The sprite work is solid, but the game isn’t much to look at in this day and age despite getting the job done without issue. Corpse Party (2021) tells the story of a group of high school students as they hang out after class in their homeroom one evening. One student, Ayumi, is telling the others a scary story, and they’re all a bit sad as one of their classmates is transferring to a different school for family reasons.
This already sounds like a bad idea
Ayumi decides to perform a ritual (uh oh) that she saw online to give herself and her classmates each a piece of a paper doll to keep each other connected. Immediately after, an earthquake rips through the building and the characters all find themselves trapped in an abandoned elementary school that appears to be in several independent dimensions. Look, it’s complicated. The five chapters show the events of the story from the perspectives of different characters as they struggle to survive whatever the hell is happening to them.

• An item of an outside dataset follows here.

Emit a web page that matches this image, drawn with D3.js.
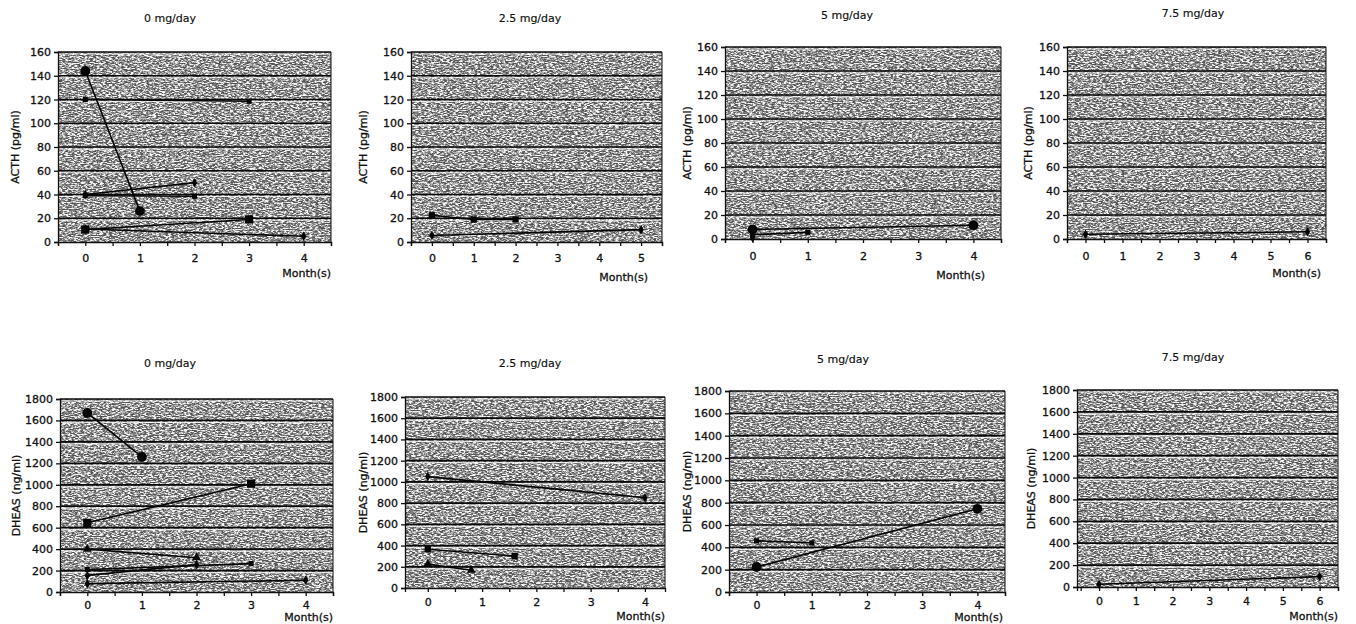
<!DOCTYPE html>
<html>
<head>
<meta charset="utf-8">
<script src="https://cdn.jsdelivr.net/npm/d3@7"></script>
<style>
  body { margin: 0; background: #fff; }
  svg text { font-family: "DejaVu Sans", sans-serif; font-size: 11px; fill: #111; stroke: #111; stroke-width: 0.3px; }
</style>
</head>
<body>
<svg id="chart" width="1356" height="624"></svg>
<script>
// ---- data ----
const doseTitles = ["0 mg/day", "2.5 mg/day", "5 mg/day", "7.5 mg/day"];
const acthTicks = [0, 20, 40, 60, 80, 100, 120, 140, 160];
const dheasTicks = [0, 200, 400, 600, 800, 1000, 1200, 1400, 1600, 1800];
const monthLabels = [[0, 1, 2, 3, 4], [0, 1, 2, 3, 4, 5], [0, 1, 2, 3, 4], [0, 1, 2, 3, 4, 5, 6]];
const monthLabelsDheas = [[0, 1, 2, 3, 4], [0, 1, 2, 3, 4], [0, 1, 2, 3, 4], [0, 1, 2, 3, 4, 5, 6]];

// each series = list of [month, value]
const acth0 = [
    [[0, 144], [1, 26]],
    [[0, 120], [3, 118.5]],
    [[0, 40], [2, 50]],
    [[0, 39], [2, 38.5]],
    [[0, 10.5], [3, 19]],
    [[0, 11], [4, 4.8]]
];
const acth25 = [
    [[0, 22.5], [1, 19], [2, 19]],
    [[0, 5.5], [5, 10.4]]
];
const acth5 = [
    [[0, 8], [4, 11.5]],
    [[0, 3.5], [1, 5.5]],
    [[0, 1]]
];
const acth75 = [
    [[0, 4], [6, 6]]
];
const dheas0 = [
    [[0, 1670], [1, 1260]],
    [[0, 645], [3, 1010]],
    [[0, 400], [2, 320]],
    [[0, 155], [2, 255]],
    [[0, 210], [3, 265]],
    [[0, 78], [4, 109]]
];
const dheas25 = [
    [[0, 1050], [4, 850]],
    [[0, 365], [1.6, 300]],
    [[0, 225], [0.8, 167]]
];
const dheas5 = [
    [[0, 224], [4, 745]],
    [[0, 458], [1, 440]]
];
const dheas75 = [
    [[0, 25], [6, 95]]
];

// marker kind per series (same order as above)
const acth0Marks = ["bigCircle", "smallSquare", "diamond", "smallSquare", "bigSquare", "diamond"];
const acth25Marks = ["square", "diamond"];
const acth5Marks = ["bigCircle", "smallSquare", "diamond"];
const acth75Marks = ["diamond"];
const dheas0Marks = ["bigCircle", "bigSquare", "triangle", "diamond", "smallSquare", "diamond"];
const dheas25Marks = ["diamond", "square", "triangle"];
const dheas5Marks = ["bigCircle", "smallSquare"];
const dheas75Marks = ["diamond"];

// ---- layout of the eight panels (pixel boxes) ----
const panels = [
    {box: [58, 331, 52, 242],   xDom: [-0.5, 4.5],  title: [170, 18],  yLab: 15,   month: [331, 273],  pad: 8, series: acth0,   marks: acth0Marks,   ticks: acthTicks,  months: monthLabels[0], name: "ACTH (pg/ml)", dose: doseTitles[0]},
    {box: [411, 662, 52, 242],  xDom: [-0.5, 5.5],  title: [530, 18],  yLab: 363,  month: [648, 277],  pad: 8, series: acth25,  marks: acth25Marks,  ticks: acthTicks,  months: monthLabels[1], name: "ACTH (pg/ml)", dose: doseTitles[1]},
    {box: [725, 1001, 47, 239], xDom: [-0.5, 4.5],  title: [847, 15],  yLab: 687,  month: [985, 275],  pad: 9, series: acth5,   marks: acth5Marks,   ticks: acthTicks,  months: monthLabels[2], name: "ACTH (pg/ml)", dose: doseTitles[2]},
    {box: [1067, 1326, 47, 239],xDom: [-0.5, 6.5],  title: [1193, 13], yLab: 1028, month: [1321, 273], pad: 9, series: acth75,  marks: acth75Marks,  ticks: acthTicks,  months: monthLabels[3], name: "ACTH (pg/ml)", dose: doseTitles[3]},
    {box: [60, 333, 399, 592],  xDom: [-0.5, 4.5],  title: [170, 363], yLab: 16,   month: [333, 617],  pad: 5, series: dheas0,  marks: dheas0Marks,  ticks: dheasTicks, months: monthLabelsDheas[0], name: "DHEAS (ng/ml)", dose: doseTitles[0]},
    {box: [405, 665, 397, 588], xDom: [-0.42, 4.37],title: [530, 363], yLab: 363,  month: [665, 616],  pad: 6, series: dheas25, marks: dheas25Marks, ticks: dheasTicks, months: monthLabelsDheas[1], name: "DHEAS (ng/ml)", dose: doseTitles[1]},
    {box: [729, 1005, 391, 592],xDom: [-0.5, 4.5],  title: [843, 359], yLab: 687,  month: [1003, 617], pad: 5, series: dheas5,  marks: dheas5Marks,  ticks: dheasTicks, months: monthLabelsDheas[2], name: "DHEAS (ng/ml)", dose: doseTitles[2]},
    {box: [1077, 1338, 390, 587],xDom: [-0.6, 6.5], title: [1193, 357],yLab: 1031, month: [1338, 616], pad: 6, series: dheas75, marks: dheas75Marks, ticks: dheasTicks, months: monthLabelsDheas[3], name: "DHEAS (ng/ml)", dose: doseTitles[3]}
];

const symbolFor = {
    bigCircle:   d3.symbol().type(d3.symbolCircle).size(76),
    bigSquare:   d3.symbol().type(d3.symbolSquare).size(68),
    square:      d3.symbol().type(d3.symbolSquare).size(40),
    smallSquare: d3.symbol().type(d3.symbolSquare).size(26),
    diamond:     d3.symbol().type(d3.symbolDiamond).size(26),
    triangle:    d3.symbol().type(d3.symbolTriangle).size(34)
};

const svg = d3.select("#chart");

// scanned stipple look for the plot area
const defs = svg.append("defs");
const speckle = defs.append("filter")
    .attr("id", "speckle")
    .attr("x", 0).attr("y", 0).attr("width", 1).attr("height", 1)
    .attr("filterUnits", "objectBoundingBox");
speckle.append("feTurbulence")
    .attr("type", "fractalNoise")
    .attr("baseFrequency", "0.32 0.85")
    .attr("numOctaves", 3)
    .attr("seed", 7)
    .attr("result", "noise");
speckle.append("feColorMatrix")
    .attr("in", "noise")
    .attr("type", "matrix")
    .attr("values", "1 0 0 0 0  1 0 0 0 0  1 0 0 0 0  0 0 0 0 1")
    .attr("result", "grey");
const transfer = speckle.append("feComponentTransfer").attr("in", "grey");
const table = "0.08 0.08 0.08 0.1 0.2 0.46 0.86 0.97 0.97 0.97";
["feFuncR", "feFuncG", "feFuncB"].forEach(f => {
    transfer.append(f).attr("type", "discrete").attr("tableValues", table);
});

panels.forEach(p => {
    const [left, right, top, bottom] = p.box;
    const maxY = p.ticks[p.ticks.length - 1];

    const x = d3.scaleLinear().domain(p.xDom).range([left, right]);
    const y = d3.scaleLinear().domain([0, maxY]).range([bottom, top]);

    const g = svg.append("g");

    g.append("rect")
        .attr("x", left).attr("y", top)
        .attr("width", right - left).attr("height", bottom - top)
        .attr("fill", "#999")
        .attr("filter", "url(#speckle)");

    // light band just under each grid line, as on the print
    g.append("g")
        .selectAll("line")
        .data(p.ticks.slice(1))
        .join("line")
        .attr("x1", left).attr("x2", right)
        .attr("y1", d => y(d) + 2).attr("y2", d => y(d) + 2)
        .attr("stroke", "#fff")
        .attr("stroke-opacity", 0.75)
        .attr("stroke-width", 1.2);

    // horizontal grid lines
    g.append("g")
        .selectAll("line")
        .data(p.ticks.slice(1))
        .join("line")
        .attr("x1", left).attr("x2", right)
        .attr("y1", d => y(d)).attr("y2", d => y(d))
        .attr("stroke", "#0a0a0a")
        .attr("stroke-width", 1.7);

    // right border
    g.append("line")
        .attr("x1", right).attr("x2", right)
        .attr("y1", top).attr("y2", bottom)
        .attr("stroke", "#111")
        .attr("stroke-width", 1);

    // axes
    const halfSteps = d3.range(-0.5, p.xDom[1] + 0.01, 0.5).filter(v => v >= p.xDom[0] - 0.001);
    const xAxis = d3.axisBottom(x)
        .tickValues(halfSteps)
        .tickSize(4)
        .tickPadding(p.pad)
        .tickFormat(d => (Number.isInteger(d) && p.months.includes(d)) ? d : "");

    const yAxis = d3.axisLeft(y)
        .tickValues(p.ticks)
        .tickSize(4)
        .tickPadding(3)
        .tickFormat(d3.format("d"));

    const gx = g.append("g")
        .attr("transform", `translate(0, ${bottom})`)
        .call(xAxis);
    const gy = g.append("g")
        .attr("transform", `translate(${left}, 0)`)
        .call(yAxis);

    [gx, gy].forEach(a => {
        a.attr("font-size", null).attr("font-family", null);
        a.selectAll("path, line").attr("stroke", "#111").attr("stroke-width", 1.3);
        a.selectAll("text").attr("fill", "#111");
    });

    // titles and axis labels
    g.append("text")
        .attr("x", p.title[0]).attr("y", p.title[1])
        .attr("text-anchor", "middle")
        .attr("dy", "0.35em")
        .style("stroke-width", "0.15px")
        .text(p.dose);

    g.append("text")
        .attr("transform", `translate(${p.yLab}, ${(top + bottom) / 2}) rotate(-90)`)
        .attr("text-anchor", "middle")
        .attr("dy", "0.35em")
        .text(p.name);

    g.append("text")
        .attr("x", p.month[0]).attr("y", p.month[1])
        .attr("text-anchor", "end")
        .attr("dy", "0.35em")
        .text("Month(s)");

    // series lines + markers
    const line = d3.line().x(d => x(d[0])).y(d => y(d[1]));

    p.series.forEach((s, i) => {
        if (s.length > 1) {
            g.append("path")
                .datum(s)
                .attr("d", line)
                .attr("fill", "none")
                .attr("stroke", "#050505")
                .attr("stroke-width", 1.6);
        }
        g.append("g")
            .selectAll("path")
            .data(s)
            .join("path")
            .attr("transform", d => `translate(${x(d[0])}, ${y(d[1])})`)
            .attr("d", symbolFor[p.marks[i]])
            .attr("fill", "#050505");
    });
});
</script>
</body>
</html>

As you’ve likely guessed from the decades of interest, Corpse Party (2021) is very well written, with compelling characters and lots of effective horror. The voice acting is all fantastic and, if you’re into anime, you’ll recognize most of the cast. The game is honestly worth playing for the story alone. It’s also had manga, light novels, and movie adaptations. All from an RPG Maker game. Incredible. Gameplay-wise, it’s described as survival horror, but it’s more closely related to adventure games than anything else. While playing, you search the environments for items and then use them to progress.
A lot of the progression is triggered by walking around and interacting with things outside of typical adventure game logic. However, they give the game more of a narrative feel where the story comes first. It’s almost a visual novel a lot of the time. Granted, your characters can (and will!) die, plus there are numerous bad endings by which to be horrified. Some really messed up things happen to the characters. There’s a reason the game is called what it is. If you’ve somehow gone this long without playing any iteration of the game, this version really is the best way to play.
Aside from Corpse Party (2021)’s main story chapters, there are also extra chapters to play through that extend the length of the game further. If those do it for you, the game also has four sequels and/or spin-offs to dig into. As for whether it’s worth it, XSEED is being more than fair with the price. It’s more expensive than the 2016 version, but it also looks better, has a lot more content, and has improved voice acting. So, yes, it’s worth it. The game made it to the West just in time for Halloween, too. If you’re looking to get spooked by the gruesome deaths of Japanese teenagers, then this is a good Halloween choice. Unless you really hate visual novels or adventure games, of course.